The 7-0 vote on Superintendent Robert Avossa’s proposed financial plan came during last week's school board meeting at Dunwoody Springs Elementary in Sandy Springs.
The budget, subject to a final vote of approval scheduled for the June 10 meeting, was generally referenced in favorable terms by school board members. The fiscal year starts July 1 and the budget must be approved by June 30.
“Working on that modified zero-based budget I think has really helped us to understand and it’s helping the public to understand that it’s making everybody accountable,” said District 7 board member Julia Bernath.
Avossa’s plan takes into account the district’s growth regarding student population. More than 1,000 new students are expected to be enrolled in the district’s schools for fiscal 2015 — at a cost of $3 million.

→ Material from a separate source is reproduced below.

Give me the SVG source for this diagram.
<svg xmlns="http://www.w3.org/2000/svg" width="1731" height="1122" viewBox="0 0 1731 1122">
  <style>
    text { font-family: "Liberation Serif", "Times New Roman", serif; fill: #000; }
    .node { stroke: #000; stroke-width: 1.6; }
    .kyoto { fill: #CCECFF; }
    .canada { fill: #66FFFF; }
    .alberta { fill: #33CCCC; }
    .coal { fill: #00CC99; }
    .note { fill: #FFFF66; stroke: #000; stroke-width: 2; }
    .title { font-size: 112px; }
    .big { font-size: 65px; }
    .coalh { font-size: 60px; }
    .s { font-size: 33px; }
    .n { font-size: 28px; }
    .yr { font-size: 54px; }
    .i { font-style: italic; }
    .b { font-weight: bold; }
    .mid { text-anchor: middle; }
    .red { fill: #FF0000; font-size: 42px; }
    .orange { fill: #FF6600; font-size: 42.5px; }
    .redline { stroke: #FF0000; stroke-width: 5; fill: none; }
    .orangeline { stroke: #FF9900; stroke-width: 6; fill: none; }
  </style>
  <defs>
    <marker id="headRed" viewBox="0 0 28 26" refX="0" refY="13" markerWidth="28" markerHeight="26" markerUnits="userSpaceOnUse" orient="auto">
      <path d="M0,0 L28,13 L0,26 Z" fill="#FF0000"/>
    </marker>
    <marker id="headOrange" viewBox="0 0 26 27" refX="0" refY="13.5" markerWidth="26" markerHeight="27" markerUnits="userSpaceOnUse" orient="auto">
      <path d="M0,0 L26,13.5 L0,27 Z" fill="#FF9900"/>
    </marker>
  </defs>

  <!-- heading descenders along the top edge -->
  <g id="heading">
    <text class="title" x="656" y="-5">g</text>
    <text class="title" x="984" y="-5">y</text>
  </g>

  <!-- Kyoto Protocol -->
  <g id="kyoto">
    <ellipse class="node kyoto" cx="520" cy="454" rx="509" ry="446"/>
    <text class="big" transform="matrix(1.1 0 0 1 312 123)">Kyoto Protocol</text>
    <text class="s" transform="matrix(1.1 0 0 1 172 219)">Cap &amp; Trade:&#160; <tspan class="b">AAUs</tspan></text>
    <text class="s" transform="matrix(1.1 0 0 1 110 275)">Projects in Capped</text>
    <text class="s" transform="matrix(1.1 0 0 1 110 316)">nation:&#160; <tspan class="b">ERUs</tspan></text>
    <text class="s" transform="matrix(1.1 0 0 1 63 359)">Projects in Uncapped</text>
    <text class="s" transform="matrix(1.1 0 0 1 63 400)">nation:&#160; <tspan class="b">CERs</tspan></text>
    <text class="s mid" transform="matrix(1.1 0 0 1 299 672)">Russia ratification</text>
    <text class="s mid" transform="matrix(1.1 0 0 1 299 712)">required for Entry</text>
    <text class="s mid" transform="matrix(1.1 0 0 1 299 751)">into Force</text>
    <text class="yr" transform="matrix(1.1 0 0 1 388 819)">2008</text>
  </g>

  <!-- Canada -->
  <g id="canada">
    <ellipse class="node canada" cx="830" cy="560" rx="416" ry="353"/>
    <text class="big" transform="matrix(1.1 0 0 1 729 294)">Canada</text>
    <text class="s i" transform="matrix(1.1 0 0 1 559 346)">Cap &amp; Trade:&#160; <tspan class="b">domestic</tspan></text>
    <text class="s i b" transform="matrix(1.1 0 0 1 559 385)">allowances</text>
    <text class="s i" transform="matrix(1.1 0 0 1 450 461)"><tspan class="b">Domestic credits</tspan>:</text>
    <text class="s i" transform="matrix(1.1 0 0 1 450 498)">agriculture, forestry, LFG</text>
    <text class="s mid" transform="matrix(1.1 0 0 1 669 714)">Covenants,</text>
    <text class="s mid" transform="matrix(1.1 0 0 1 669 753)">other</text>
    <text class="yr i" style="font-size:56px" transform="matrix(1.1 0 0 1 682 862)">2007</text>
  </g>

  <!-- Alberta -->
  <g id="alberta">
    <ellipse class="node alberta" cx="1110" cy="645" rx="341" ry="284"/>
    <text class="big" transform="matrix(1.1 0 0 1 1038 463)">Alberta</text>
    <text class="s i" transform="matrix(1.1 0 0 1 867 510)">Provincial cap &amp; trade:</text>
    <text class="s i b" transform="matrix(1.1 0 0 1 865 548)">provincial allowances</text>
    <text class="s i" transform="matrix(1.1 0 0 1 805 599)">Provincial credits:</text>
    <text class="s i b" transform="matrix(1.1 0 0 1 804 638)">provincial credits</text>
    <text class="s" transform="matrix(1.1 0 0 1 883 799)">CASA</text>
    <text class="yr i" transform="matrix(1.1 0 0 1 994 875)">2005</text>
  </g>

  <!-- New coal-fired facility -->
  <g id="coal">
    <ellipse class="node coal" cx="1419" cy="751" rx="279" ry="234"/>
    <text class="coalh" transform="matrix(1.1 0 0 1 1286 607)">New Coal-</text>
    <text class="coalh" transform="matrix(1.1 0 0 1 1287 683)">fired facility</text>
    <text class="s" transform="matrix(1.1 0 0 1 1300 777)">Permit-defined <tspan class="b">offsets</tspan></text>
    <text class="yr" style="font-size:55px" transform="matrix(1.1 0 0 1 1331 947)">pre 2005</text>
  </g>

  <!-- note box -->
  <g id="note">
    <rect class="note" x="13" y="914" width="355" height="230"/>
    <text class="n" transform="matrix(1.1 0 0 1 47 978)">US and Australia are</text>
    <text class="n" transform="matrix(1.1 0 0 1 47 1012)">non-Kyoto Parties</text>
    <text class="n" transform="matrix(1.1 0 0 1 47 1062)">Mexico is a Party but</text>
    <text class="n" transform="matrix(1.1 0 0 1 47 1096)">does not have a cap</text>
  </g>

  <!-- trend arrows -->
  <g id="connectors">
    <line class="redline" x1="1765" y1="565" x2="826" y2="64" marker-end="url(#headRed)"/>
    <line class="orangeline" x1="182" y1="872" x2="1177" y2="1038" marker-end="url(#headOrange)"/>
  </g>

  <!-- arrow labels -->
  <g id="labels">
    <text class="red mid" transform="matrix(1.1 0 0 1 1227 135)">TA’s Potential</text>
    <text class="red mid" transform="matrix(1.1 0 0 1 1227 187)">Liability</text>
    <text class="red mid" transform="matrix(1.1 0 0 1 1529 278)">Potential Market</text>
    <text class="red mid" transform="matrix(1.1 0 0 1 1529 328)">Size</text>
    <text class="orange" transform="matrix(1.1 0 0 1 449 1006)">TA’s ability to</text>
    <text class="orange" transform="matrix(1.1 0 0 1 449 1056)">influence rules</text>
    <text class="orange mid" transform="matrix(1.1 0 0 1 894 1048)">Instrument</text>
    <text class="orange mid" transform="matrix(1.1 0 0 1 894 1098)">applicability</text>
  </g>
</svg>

To ensure the “timeliness” of resources for its schools, the district’s chief administrator is recommending it re-establish a $3.7 million instructional reserve. The plan also calls for a 3 percent, one-time salary increase for all employees.
District CFO Robert Morales, appearing before the school board last week, will receive the tax digest from the Fulton County Tax Commissioner’s Office later this month.
“We don’t anticipate a [special] millage hearing right now, but we haven’t seen the details. As we all know, the devil’s in the details,” Morales said.
District 4 board member Linda Bryant said the governing body had no intention of raising property taxes, though.
“I think our community should be thankful as they will be able to say to us, ‘You’ve managed to work this budget and get it to where it is without raising [the] millage [rate],’” Bryant said. “I think [in light of] other entities raising their millage, we have not done that, so I think that’s a plus for us.”
District 5 board member Linda McCain voiced concerns on the means by which this budget was crafted and possible improvements to the process going forward.
“We could be looking at the same situation where we’re not real comfortable with our tax digest projections,” McCain said. “I know other counties around us seemed a lot more willing to go with higher numbers than [Morales] was.”
Still, she commended Morales for being conservative in regard to his budgetary estimates and making “really painful” corrections when necessary.
“Going forward, just really trying to understand where this year it got a little uncomfortable for us would be great,” McCain said. “I do commend the superintendent and staff on a budget that I believe meets the needs of our students.”